Stated exercise >> Output all lines exactly, with nothing added or dropped.
##### Supplied material #####
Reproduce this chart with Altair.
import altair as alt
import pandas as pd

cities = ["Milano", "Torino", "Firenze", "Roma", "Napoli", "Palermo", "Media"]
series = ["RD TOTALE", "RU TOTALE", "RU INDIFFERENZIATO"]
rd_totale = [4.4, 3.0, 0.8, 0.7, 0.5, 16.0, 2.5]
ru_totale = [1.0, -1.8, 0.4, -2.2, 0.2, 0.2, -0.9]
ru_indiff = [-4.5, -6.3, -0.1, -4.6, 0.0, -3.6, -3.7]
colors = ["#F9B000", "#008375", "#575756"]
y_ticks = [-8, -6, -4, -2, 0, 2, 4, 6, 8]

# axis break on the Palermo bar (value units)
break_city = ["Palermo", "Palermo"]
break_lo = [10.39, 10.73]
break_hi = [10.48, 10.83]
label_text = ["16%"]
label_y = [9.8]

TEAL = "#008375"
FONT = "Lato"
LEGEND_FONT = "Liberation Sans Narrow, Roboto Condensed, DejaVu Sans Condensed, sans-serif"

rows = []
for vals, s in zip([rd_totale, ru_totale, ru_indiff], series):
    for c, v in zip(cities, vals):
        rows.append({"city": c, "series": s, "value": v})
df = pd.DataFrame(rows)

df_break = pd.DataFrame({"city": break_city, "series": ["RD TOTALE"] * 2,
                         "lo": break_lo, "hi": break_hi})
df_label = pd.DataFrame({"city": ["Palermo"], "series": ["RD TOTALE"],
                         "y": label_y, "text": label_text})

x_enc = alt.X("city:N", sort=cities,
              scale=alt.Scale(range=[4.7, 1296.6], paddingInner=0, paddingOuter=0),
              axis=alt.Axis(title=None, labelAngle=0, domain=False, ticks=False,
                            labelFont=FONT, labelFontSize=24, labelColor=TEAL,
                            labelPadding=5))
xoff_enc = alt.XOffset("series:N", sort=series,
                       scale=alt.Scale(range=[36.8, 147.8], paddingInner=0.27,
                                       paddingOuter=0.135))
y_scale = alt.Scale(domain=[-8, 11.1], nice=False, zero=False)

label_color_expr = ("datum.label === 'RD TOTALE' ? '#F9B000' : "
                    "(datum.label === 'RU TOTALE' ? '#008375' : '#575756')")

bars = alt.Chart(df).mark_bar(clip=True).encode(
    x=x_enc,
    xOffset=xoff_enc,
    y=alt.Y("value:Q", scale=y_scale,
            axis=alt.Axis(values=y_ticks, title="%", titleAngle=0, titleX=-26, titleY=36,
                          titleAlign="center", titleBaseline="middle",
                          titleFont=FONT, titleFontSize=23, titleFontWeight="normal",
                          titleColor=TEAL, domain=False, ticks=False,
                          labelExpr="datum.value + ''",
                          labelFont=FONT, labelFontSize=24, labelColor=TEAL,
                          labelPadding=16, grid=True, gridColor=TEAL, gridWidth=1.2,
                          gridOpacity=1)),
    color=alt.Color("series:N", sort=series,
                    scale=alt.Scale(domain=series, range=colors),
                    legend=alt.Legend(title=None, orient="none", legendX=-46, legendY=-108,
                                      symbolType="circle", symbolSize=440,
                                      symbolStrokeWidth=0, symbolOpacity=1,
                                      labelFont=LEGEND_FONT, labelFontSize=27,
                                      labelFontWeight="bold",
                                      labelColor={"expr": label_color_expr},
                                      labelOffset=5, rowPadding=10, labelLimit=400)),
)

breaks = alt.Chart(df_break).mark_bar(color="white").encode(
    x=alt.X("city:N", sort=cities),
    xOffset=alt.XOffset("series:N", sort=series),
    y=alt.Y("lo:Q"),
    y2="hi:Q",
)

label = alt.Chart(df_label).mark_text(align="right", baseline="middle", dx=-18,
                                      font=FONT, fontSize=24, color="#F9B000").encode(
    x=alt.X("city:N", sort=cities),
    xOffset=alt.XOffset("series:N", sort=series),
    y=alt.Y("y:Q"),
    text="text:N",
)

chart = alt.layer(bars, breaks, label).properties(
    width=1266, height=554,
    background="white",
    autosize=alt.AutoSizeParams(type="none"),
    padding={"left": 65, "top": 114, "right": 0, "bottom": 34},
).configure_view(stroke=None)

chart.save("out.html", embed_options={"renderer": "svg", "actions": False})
#####
Exercise solution >>
Reproduce this chart with Altair.
import altair as alt
import pandas as pd

cities = ["Milano", "Torino", "Firenze", "Roma", "Napoli", "Palermo", "Media"]
series = ["RD TOTALE", "RU TOTALE", "RU INDIFFERENZIATO"]
rd_totale = [4.4, 3.0, 0.8, 0.7, 0.5, 16.0, 2.5]
ru_totale = [1.0, -1.8, 0.4, -2.2, 0.2, 0.2, -0.9]
ru_indiff = [-4.5, -6.3, -0.1, -4.6, 0.0, -3.6, -3.7]
colors = ["#F9B000", "#008375", "#575756"]
y_ticks = [-8, -6, -4, -2, 0, 2, 4, 6, 8]

# axis break on the Palermo bar (value units)
break_city = ["Palermo", "Palermo"]
break_lo = [10.39, 10.73]
break_hi = [10.48, 10.83]
label_text = ["16%"]
label_y = [9.8]

TEAL = "#008375"
FONT = "Lato"
LEGEND_FONT = "Liberation Sans Narrow, Roboto Condensed, DejaVu Sans Condensed, sans-serif"

rows = []
for vals, s in zip([rd_totale, ru_totale, ru_indiff], series):
    for c, v in zip(cities, vals):
        rows.append({"city": c, "series": s, "value": v})
df = pd.DataFrame(rows)

df_break = pd.DataFrame({"city": break_city, "series": ["RD TOTALE"] * 2,
                         "lo": break_lo, "hi": break_hi})
df_label = pd.DataFrame({"city": ["Palermo"], "series": ["RD TOTALE"],
                         "y": label_y, "text": label_text})

x_enc = alt.X("city:N", sort=cities,
              scale=alt.Scale(range=[4.7, 1296.6], paddingInner=0, paddingOuter=0),
              axis=alt.Axis(title=None, labelAngle=0, domain=False, ticks=False,
                            labelFont=FONT, labelFontSize=24, labelColor=TEAL,
                            labelPadding=5))
xoff_enc = alt.XOffset("series:N", sort=series,
                       scale=alt.Scale(range=[36.8, 147.8], paddingInner=0.27,
                                       paddingOuter=0.135))
y_scale = alt.Scale(domain=[-8, 11.1], nice=False, zero=False)

label_color_expr = ("datum.label === 'RD TOTALE' ? '#F9B000' : "
                    "(datum.label === 'RU TOTALE' ? '#008375' : '#575756')")

bars = alt.Chart(df).mark_bar(clip=True).encode(
    x=x_enc,
    xOffset=xoff_enc,
    y=alt.Y("value:Q", scale=y_scale,
            axis=alt.Axis(values=y_ticks, title="%", titleAngle=0, titleX=-26, titleY=36,
                          titleAlign="center", titleBaseline="middle",
                          titleFont=FONT, titleFontSize=23, titleFontWeight="normal",
                          titleColor=TEAL, domain=False, ticks=False,
                          labelExpr="datum.value + ''",
                          labelFont=FONT, labelFontSize=24, labelColor=TEAL,
                          labelPadding=16, grid=True, gridColor=TEAL, gridWidth=1.2,
                          gridOpacity=1)),
    color=alt.Color("series:N", sort=series,
                    scale=alt.Scale(domain=series, range=colors),
                    legend=alt.Legend(title=None, orient="none", legendX=-46, legendY=-108,
                                      symbolType="circle", symbolSize=440,
                                      symbolStrokeWidth=0, symbolOpacity=1,
                                      labelFont=LEGEND_FONT, labelFontSize=27,
                                      labelFontWeight="bold",
                                      labelColor={"expr": label_color_expr},
                                      labelOffset=5, rowPadding=10, labelLimit=400)),
)

breaks = alt.Chart(df_break).mark_bar(color="white").encode(
    x=alt.X("city:N", sort=cities),
    xOffset=alt.XOffset("series:N", sort=series),
    y=alt.Y("lo:Q"),
    y2="hi:Q",
)

label = alt.Chart(df_label).mark_text(align="right", baseline="middle", dx=-18,
                                      font=FONT, fontSize=24, color="#F9B000").encode(
    x=alt.X("city:N", sort=cities),
    xOffset=alt.XOffset("series:N", sort=series),
    y=alt.Y("y:Q"),
    text="text:N",
)

chart = alt.layer(bars, breaks, label).properties(
    width=1266, height=554,
    background="white",
    autosize=alt.AutoSizeParams(type="none"),
    padding={"left": 65, "top": 114, "right": 0, "bottom": 34},
).configure_view(stroke=None)

chart.save("out.html", embed_options={"renderer": "svg", "actions": False})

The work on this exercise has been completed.